Is Voice Cloning Legal without Consent?
Voice cloning without consent is legally risky and often unlawful when it imitates an identifiable person or implies endorsement. When synthetic voices are OK.
Overview
Voice cloning without consent is legally risky and may be unlawful when it imitates an identifiable person, creates confusion, suggests endorsement, or violates publicity, privacy, fraud, contract, or platform rules. Even if a tool can generate the voice, that does not mean the use is safe.
- Do not clone real people for ads, sales, entertainment, or public content without permission.
- Be especially careful with celebrities, employees, customers, minors, and political figures.
- Review local law and platform policy before publishing synthetic voice content.
Consent matters because a voice can function as part of a person’s identity. A synthetic recording may still mislead listeners or harm the person being imitated. Commercial use usually increases the risk because it connects the voice to money, promotion, or endorsement.
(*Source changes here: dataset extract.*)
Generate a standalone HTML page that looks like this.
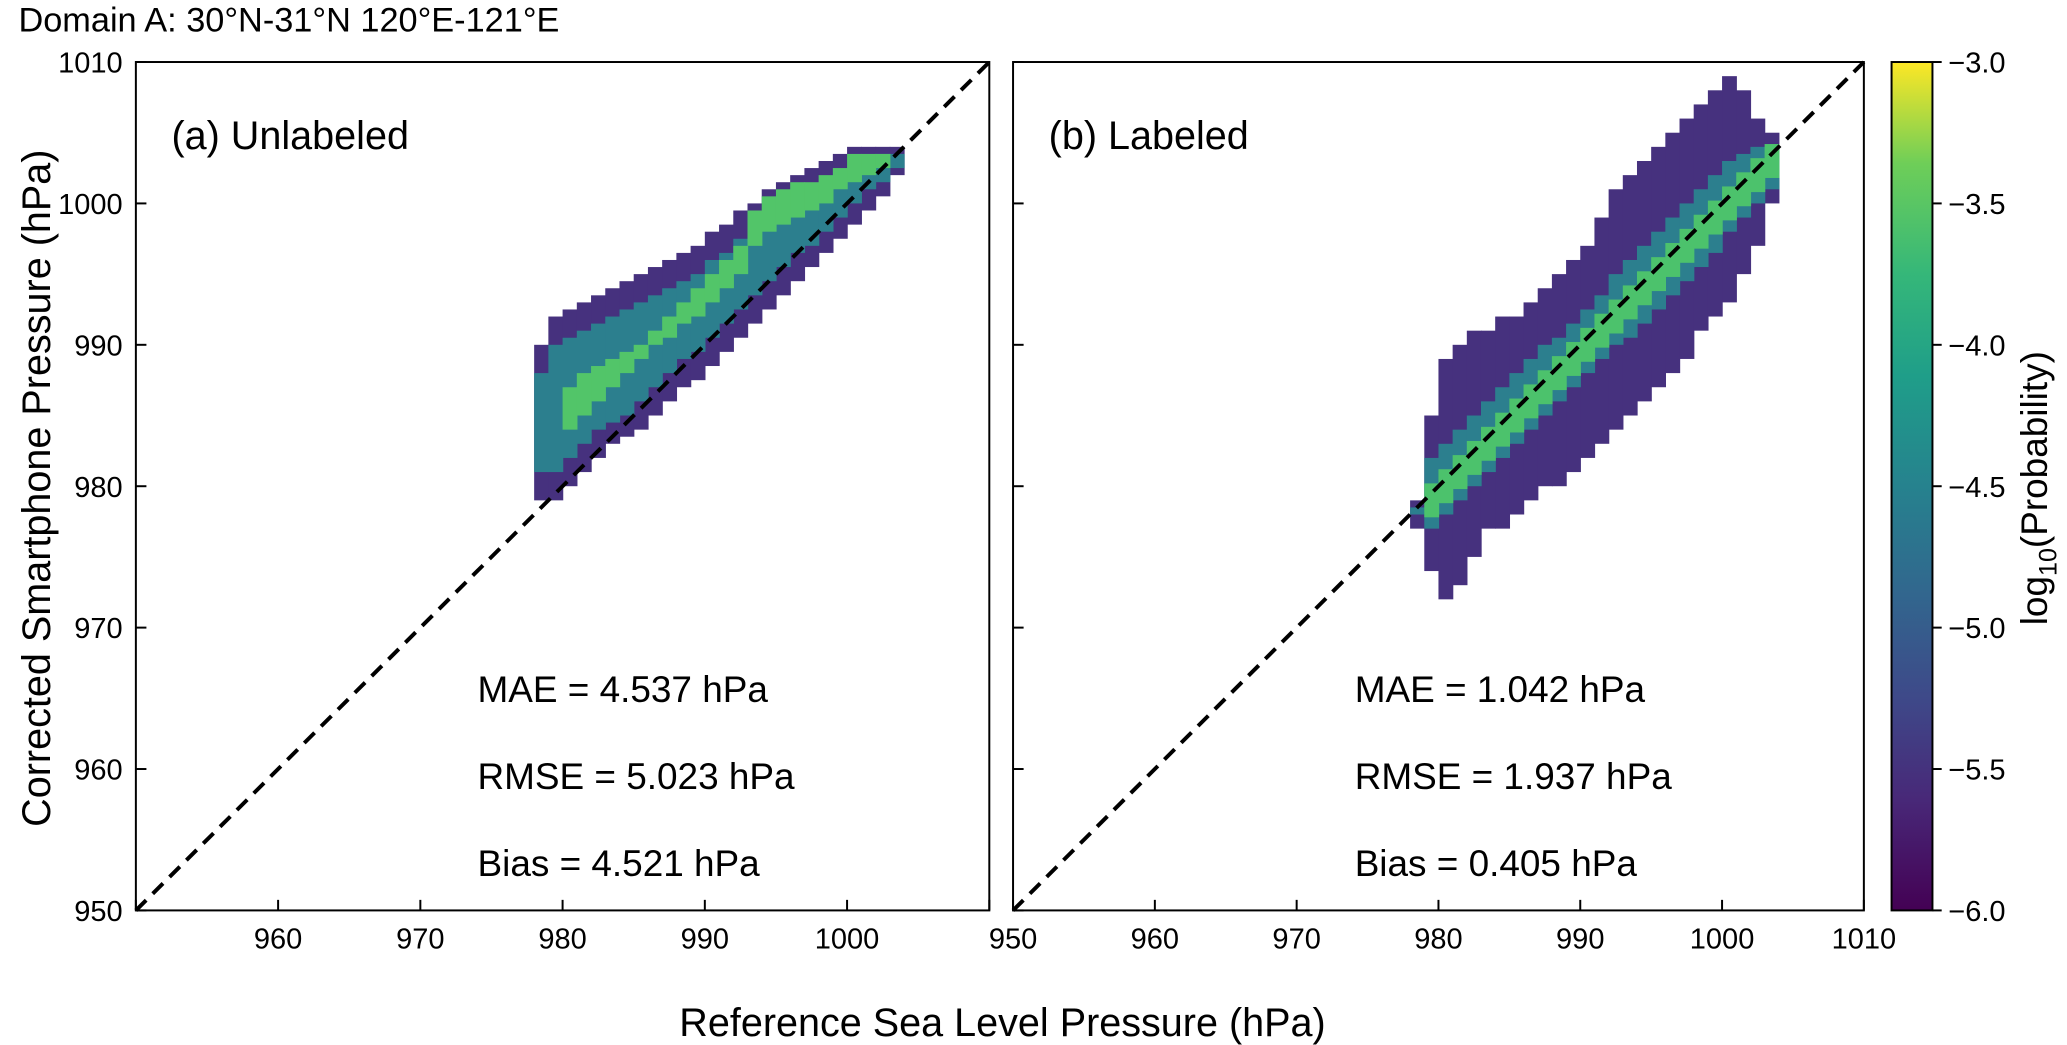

Non-consensual voice cloning is not an appropriate production use case. The safer production route is to use licensed TTS voices, consent-based custom voices, or clearly disclosed synthetic voices that do not imitate a real person. For companies, the practical checklist is consent, disclosure, approval, storage limits, and removal process. When in doubt, do not publish the cloned voice. The technical ability to clone is not the same as permission to use. Teams should make that distinction clear in product policy, onboarding, and review workflows.